§ **INPUT MATERIAL**
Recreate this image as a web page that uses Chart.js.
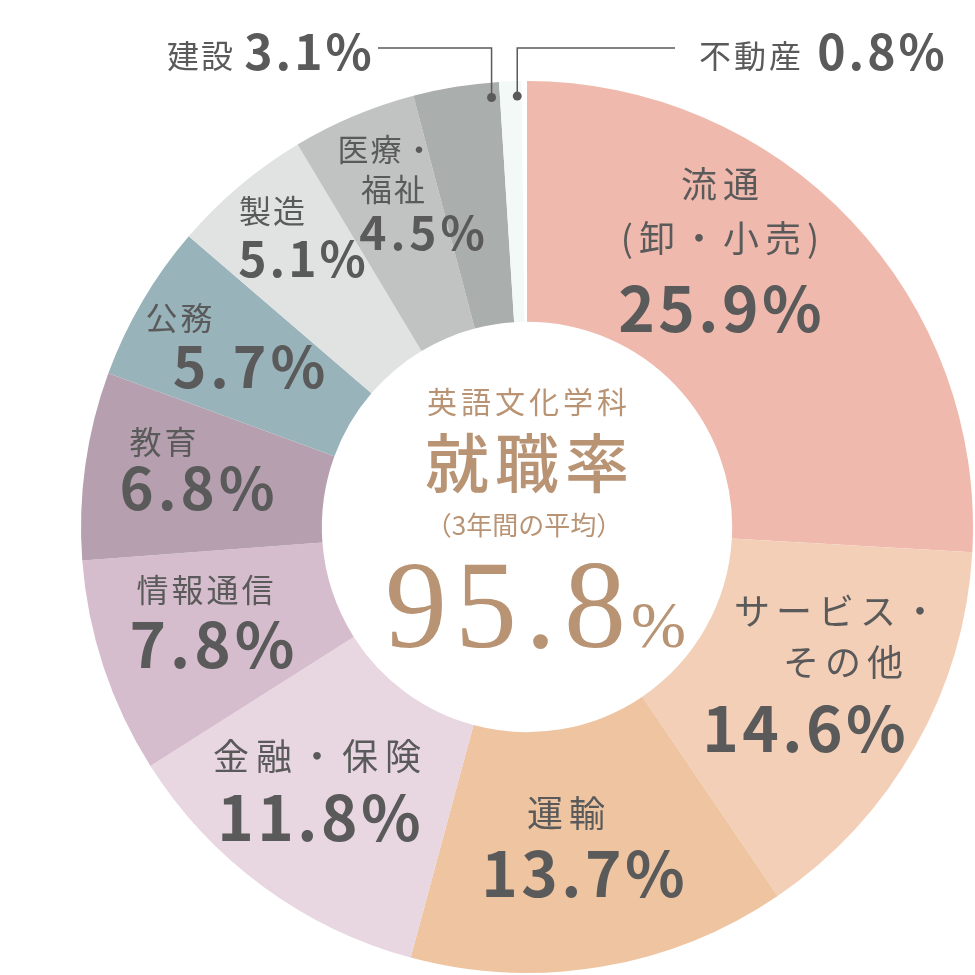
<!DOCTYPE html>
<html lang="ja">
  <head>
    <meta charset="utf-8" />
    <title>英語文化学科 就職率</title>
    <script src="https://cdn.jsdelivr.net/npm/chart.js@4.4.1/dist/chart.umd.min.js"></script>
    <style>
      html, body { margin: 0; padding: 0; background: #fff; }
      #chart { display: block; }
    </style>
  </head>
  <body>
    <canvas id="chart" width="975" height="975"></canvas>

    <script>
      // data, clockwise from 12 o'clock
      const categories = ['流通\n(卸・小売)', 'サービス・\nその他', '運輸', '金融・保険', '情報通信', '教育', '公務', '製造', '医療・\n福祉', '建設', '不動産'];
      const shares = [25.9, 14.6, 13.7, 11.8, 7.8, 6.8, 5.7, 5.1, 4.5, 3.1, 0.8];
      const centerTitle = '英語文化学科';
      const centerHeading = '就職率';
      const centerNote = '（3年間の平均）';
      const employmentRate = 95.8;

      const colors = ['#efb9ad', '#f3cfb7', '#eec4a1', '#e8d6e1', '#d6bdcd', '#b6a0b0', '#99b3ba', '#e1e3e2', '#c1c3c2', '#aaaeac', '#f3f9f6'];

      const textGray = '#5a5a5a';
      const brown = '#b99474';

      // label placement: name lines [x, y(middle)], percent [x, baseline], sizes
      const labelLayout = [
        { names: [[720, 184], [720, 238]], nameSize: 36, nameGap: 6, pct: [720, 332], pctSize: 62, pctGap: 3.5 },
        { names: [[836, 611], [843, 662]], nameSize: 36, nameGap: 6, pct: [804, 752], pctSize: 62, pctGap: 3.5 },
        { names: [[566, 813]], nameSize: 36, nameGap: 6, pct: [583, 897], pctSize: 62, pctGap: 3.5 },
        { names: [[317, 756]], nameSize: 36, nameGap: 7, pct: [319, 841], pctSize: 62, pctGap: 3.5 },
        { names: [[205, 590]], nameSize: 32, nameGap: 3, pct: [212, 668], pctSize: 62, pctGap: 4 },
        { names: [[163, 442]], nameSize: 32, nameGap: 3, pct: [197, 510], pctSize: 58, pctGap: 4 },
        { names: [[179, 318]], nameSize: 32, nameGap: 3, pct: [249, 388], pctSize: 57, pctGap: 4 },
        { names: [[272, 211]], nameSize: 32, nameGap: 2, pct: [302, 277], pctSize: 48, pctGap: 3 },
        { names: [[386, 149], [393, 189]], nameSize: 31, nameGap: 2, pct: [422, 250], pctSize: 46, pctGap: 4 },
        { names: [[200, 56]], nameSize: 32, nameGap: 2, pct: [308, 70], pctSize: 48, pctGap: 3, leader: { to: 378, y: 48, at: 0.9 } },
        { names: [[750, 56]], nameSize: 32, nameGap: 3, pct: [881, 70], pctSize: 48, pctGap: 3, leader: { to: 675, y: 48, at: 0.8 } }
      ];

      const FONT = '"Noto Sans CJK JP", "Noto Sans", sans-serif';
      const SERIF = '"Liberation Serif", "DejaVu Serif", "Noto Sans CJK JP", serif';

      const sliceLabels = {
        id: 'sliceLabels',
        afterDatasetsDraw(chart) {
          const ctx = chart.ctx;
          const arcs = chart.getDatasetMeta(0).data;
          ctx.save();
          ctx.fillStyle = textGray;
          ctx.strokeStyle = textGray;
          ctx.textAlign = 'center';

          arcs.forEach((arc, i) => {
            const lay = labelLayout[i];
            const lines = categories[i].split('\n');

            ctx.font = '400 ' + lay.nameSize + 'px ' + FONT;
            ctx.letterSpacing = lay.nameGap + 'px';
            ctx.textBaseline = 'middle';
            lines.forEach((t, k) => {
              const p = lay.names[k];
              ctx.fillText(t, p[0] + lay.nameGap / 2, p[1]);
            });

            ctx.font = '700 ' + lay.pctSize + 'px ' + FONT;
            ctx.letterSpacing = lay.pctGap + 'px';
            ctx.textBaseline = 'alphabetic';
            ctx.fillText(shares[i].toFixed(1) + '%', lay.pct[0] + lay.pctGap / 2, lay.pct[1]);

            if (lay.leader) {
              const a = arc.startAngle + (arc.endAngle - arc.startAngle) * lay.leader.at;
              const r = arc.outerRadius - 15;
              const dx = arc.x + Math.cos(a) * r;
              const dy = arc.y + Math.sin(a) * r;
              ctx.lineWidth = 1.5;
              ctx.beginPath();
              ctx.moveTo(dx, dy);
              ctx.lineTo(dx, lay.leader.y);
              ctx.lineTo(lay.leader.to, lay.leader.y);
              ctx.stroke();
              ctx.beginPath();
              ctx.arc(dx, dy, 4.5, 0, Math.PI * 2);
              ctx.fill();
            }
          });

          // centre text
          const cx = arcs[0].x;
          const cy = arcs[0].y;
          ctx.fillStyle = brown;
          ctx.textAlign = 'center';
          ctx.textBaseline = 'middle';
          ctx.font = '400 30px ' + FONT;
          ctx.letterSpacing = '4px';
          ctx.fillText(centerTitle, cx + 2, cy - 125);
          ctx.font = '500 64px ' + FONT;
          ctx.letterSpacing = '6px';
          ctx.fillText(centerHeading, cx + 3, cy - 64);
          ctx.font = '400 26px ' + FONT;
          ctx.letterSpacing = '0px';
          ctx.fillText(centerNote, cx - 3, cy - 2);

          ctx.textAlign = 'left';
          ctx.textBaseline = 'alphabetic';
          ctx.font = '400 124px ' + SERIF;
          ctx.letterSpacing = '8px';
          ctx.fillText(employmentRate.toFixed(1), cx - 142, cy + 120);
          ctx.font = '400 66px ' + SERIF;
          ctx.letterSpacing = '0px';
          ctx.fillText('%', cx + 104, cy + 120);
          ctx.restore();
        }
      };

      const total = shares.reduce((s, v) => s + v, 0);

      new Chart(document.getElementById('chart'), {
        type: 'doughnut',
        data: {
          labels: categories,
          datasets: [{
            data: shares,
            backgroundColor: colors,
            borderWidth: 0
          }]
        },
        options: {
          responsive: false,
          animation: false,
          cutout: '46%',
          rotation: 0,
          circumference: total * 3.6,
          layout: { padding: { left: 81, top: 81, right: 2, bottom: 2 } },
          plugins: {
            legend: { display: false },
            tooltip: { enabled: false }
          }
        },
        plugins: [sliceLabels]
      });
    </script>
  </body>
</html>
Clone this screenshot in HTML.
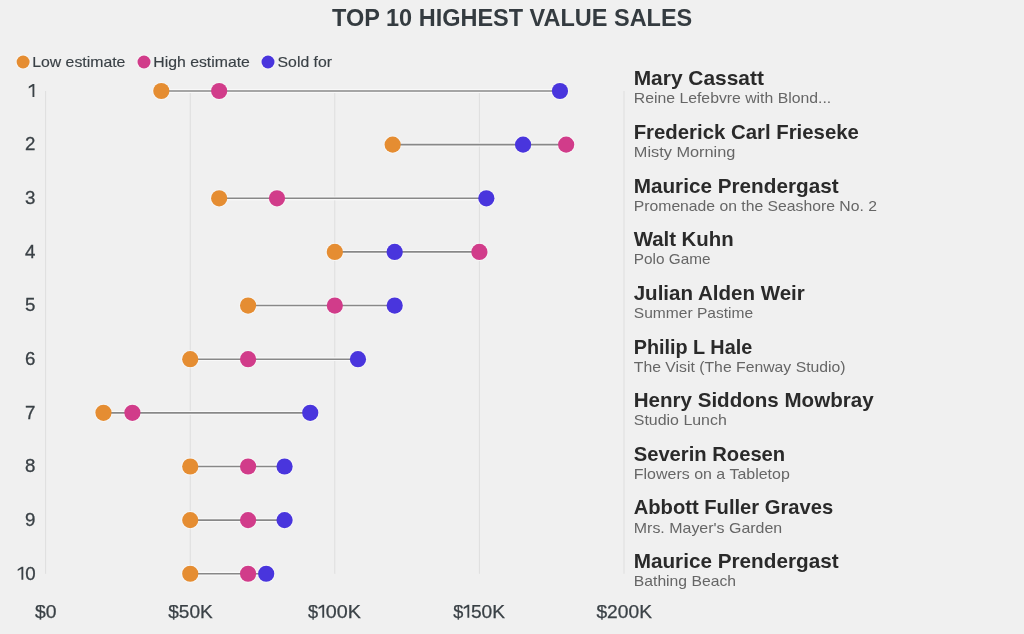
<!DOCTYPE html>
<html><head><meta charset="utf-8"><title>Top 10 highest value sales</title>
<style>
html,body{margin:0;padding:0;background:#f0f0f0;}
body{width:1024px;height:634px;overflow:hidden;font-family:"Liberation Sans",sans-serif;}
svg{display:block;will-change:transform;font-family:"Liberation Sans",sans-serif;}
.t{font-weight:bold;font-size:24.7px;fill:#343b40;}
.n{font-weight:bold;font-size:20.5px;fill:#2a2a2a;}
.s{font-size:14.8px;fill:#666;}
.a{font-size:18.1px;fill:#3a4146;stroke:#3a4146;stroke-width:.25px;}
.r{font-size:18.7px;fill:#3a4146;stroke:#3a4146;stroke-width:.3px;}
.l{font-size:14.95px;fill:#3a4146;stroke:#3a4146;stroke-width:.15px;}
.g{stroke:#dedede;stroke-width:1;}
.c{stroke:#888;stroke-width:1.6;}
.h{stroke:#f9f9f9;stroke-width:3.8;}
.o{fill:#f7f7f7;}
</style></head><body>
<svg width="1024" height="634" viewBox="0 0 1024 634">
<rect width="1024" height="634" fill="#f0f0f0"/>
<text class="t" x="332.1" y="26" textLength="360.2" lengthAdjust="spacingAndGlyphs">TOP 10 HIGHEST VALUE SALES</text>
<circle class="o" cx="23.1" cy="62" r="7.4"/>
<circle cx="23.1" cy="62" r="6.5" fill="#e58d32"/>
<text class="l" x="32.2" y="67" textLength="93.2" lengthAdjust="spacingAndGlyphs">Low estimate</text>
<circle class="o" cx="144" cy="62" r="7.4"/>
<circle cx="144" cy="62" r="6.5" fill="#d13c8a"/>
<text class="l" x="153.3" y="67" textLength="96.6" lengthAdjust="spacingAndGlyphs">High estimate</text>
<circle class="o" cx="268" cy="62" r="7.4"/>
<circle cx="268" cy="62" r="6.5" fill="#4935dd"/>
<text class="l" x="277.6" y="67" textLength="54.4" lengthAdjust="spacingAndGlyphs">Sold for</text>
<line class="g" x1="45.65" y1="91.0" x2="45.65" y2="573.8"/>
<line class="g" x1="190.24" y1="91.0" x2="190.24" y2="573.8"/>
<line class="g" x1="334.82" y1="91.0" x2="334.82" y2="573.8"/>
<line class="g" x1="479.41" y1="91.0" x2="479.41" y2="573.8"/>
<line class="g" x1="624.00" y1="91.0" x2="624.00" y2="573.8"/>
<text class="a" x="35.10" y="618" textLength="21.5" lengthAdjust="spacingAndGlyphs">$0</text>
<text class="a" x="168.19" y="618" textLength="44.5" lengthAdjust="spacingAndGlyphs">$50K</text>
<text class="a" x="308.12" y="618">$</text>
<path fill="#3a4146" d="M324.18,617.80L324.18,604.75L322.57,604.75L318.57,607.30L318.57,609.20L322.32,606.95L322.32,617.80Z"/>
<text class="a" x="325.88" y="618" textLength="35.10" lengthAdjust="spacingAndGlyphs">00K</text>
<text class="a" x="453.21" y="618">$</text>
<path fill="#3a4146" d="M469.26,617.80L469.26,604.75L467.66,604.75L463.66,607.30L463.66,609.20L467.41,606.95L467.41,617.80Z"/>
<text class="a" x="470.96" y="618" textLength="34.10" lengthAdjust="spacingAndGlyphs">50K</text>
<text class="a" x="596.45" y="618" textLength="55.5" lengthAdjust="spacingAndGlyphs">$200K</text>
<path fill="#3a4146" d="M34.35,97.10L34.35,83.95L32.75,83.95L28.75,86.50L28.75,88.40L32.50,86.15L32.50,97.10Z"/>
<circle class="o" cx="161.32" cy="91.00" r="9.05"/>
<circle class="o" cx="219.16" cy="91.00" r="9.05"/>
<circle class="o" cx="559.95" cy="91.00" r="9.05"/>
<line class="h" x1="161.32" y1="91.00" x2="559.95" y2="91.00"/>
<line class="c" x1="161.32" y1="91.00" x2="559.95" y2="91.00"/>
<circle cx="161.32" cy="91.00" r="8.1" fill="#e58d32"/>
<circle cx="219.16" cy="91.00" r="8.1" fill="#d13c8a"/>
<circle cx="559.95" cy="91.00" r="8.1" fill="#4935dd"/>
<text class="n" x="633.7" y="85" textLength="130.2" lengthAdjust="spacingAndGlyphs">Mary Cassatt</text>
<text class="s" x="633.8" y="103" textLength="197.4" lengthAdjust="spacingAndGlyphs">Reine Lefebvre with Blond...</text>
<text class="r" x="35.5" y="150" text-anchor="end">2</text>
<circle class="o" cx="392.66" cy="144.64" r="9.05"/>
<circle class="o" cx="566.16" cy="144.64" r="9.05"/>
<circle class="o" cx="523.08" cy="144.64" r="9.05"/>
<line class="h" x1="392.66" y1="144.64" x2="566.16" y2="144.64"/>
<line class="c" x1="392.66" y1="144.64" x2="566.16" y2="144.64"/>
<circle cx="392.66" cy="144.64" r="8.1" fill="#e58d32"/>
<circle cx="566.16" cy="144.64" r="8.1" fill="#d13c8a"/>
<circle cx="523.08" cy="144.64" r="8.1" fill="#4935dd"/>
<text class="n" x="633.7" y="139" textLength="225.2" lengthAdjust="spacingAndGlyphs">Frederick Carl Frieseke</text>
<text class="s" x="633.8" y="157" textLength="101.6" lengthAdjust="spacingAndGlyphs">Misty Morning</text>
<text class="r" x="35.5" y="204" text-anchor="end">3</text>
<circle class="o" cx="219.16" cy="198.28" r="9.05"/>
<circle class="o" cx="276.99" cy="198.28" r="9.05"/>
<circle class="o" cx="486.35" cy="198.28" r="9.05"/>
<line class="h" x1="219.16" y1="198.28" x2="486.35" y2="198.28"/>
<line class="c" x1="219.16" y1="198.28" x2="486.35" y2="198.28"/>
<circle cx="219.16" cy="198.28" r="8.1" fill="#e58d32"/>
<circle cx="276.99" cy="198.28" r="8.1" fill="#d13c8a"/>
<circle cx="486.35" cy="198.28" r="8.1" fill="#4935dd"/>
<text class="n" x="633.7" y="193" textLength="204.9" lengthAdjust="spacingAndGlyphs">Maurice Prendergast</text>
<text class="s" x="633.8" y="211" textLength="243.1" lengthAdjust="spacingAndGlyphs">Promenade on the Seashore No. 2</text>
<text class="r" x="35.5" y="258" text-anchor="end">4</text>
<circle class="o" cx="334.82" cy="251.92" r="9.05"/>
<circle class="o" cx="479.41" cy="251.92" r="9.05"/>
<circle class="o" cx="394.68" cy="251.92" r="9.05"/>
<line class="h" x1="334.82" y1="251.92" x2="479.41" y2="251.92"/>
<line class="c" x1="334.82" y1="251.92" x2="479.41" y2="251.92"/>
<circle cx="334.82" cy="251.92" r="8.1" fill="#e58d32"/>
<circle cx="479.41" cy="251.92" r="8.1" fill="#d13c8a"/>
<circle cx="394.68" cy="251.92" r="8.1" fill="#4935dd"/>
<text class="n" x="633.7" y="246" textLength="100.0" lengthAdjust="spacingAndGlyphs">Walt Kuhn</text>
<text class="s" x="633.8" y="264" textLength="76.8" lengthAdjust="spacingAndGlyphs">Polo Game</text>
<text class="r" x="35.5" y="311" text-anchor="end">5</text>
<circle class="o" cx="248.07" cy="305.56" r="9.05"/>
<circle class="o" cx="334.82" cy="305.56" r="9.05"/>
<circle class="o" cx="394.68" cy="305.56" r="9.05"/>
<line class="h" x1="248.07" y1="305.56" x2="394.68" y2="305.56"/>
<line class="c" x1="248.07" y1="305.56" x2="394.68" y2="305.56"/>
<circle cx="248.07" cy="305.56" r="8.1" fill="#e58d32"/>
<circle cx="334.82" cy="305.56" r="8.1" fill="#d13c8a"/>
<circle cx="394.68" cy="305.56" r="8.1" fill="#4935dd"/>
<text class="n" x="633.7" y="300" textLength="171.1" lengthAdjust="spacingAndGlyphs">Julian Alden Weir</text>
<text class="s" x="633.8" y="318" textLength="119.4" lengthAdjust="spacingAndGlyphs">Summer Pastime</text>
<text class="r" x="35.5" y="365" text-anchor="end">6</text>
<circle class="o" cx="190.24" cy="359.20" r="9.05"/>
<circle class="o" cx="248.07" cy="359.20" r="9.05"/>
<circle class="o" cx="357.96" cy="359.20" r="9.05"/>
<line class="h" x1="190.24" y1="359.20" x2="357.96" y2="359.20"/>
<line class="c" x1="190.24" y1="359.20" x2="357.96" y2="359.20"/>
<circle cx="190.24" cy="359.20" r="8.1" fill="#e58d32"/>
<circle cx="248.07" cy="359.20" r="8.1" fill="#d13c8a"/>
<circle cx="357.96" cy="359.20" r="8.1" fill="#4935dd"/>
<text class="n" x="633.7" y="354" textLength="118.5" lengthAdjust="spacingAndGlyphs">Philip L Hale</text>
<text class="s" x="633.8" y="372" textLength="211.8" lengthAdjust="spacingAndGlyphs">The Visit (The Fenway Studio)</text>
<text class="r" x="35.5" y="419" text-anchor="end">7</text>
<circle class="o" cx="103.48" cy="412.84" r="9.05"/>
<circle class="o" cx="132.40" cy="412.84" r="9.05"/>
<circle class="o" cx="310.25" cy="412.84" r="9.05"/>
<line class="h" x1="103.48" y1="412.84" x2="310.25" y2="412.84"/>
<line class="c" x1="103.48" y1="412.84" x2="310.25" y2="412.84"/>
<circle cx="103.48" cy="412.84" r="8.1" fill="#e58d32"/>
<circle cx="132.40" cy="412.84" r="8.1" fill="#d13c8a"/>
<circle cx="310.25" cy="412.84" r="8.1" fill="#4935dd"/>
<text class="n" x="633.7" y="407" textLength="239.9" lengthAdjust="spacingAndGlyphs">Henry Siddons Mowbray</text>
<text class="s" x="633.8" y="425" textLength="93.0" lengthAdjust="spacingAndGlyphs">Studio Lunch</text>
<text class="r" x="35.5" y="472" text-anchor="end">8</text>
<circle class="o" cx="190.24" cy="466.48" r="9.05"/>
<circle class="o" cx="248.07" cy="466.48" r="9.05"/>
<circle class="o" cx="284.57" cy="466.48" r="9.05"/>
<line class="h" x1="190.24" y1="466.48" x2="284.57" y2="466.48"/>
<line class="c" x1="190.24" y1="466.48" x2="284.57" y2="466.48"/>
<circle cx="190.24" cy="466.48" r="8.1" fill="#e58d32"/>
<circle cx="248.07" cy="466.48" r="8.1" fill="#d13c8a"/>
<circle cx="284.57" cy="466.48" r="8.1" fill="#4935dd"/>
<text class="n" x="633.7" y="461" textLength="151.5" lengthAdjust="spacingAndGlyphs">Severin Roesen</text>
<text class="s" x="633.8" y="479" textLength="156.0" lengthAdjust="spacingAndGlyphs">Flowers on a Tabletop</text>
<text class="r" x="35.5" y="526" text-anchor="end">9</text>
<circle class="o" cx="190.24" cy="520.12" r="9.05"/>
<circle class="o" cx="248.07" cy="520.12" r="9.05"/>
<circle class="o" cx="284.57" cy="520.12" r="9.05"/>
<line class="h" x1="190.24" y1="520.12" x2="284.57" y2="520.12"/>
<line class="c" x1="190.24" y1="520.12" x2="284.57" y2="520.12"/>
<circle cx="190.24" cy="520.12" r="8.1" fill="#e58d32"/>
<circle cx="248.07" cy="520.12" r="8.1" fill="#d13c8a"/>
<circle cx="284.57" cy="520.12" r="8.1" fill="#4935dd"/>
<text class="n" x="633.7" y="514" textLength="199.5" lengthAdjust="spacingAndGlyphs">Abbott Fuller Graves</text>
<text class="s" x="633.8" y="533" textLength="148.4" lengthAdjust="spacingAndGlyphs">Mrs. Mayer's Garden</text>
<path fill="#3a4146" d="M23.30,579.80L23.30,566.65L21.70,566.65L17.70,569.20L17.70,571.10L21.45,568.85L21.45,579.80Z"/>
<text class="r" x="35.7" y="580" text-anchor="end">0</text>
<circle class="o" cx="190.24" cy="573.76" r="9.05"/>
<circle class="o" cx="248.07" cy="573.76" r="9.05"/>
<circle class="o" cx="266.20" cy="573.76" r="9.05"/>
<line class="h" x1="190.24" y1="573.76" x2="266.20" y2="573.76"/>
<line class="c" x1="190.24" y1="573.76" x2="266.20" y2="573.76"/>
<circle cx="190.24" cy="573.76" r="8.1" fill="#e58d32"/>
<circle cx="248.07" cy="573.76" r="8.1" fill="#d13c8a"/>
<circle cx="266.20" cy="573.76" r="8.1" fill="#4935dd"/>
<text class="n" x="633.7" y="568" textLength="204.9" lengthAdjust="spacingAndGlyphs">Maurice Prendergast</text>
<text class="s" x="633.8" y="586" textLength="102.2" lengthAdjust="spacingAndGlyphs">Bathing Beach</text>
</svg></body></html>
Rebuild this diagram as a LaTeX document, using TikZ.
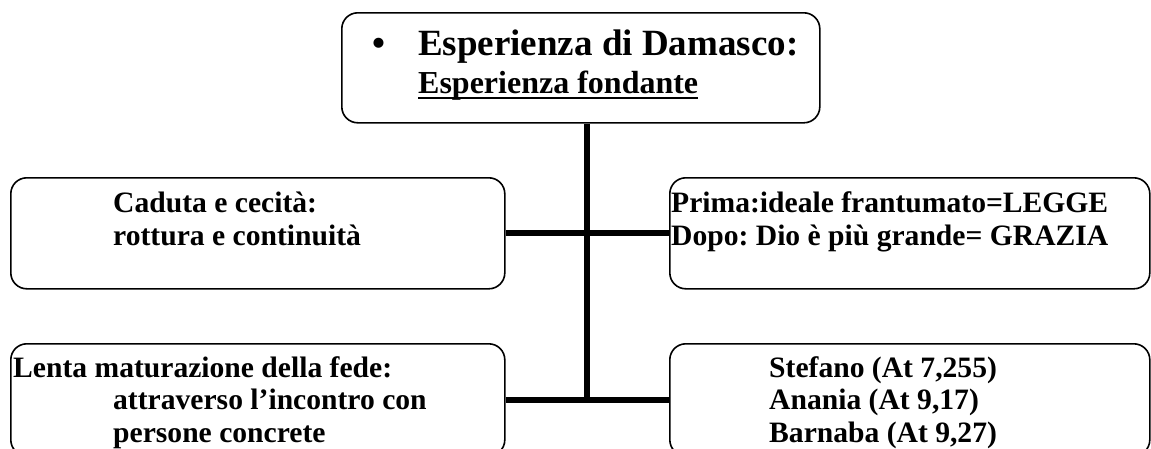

§ **PROBLEM STATEMENT**
Can the lines from the start of the records through the line with "const brown = '#b99474';" be given again exactly, with the pictures left out?

§ **FINAL RESULT**
Recreate this image as a web page that uses Chart.js.
<!DOCTYPE html>
<html lang="ja">
  <head>
    <meta charset="utf-8" />
    <title>英語文化学科 就職率</title>
    <script src="https://cdn.jsdelivr.net/npm/chart.js@4.4.1/dist/chart.umd.min.js"></script>
    <style>
      html, body { margin: 0; padding: 0; background: #fff; }
      #chart { display: block; }
    </style>
  </head>
  <body>
    <canvas id="chart" width="975" height="975"></canvas>

    <script>
      // data, clockwise from 12 o'clock
      const categories = ['流通\n(卸・小売)', 'サービス・\nその他', '運輸', '金融・保険', '情報通信', '教育', '公務', '製造', '医療・\n福祉', '建設', '不動産'];
      const shares = [25.9, 14.6, 13.7, 11.8, 7.8, 6.8, 5.7, 5.1, 4.5, 3.1, 0.8];
      const centerTitle = '英語文化学科';
      const centerHeading = '就職率';
      const centerNote = '（3年間の平均）';
      const employmentRate = 95.8;

      const colors = ['#efb9ad', '#f3cfb7', '#eec4a1', '#e8d6e1', '#d6bdcd', '#b6a0b0', '#99b3ba', '#e1e3e2', '#c1c3c2', '#aaaeac', '#f3f9f6'];

      const textGray = '#5a5a5a';
      const brown = '#b99474';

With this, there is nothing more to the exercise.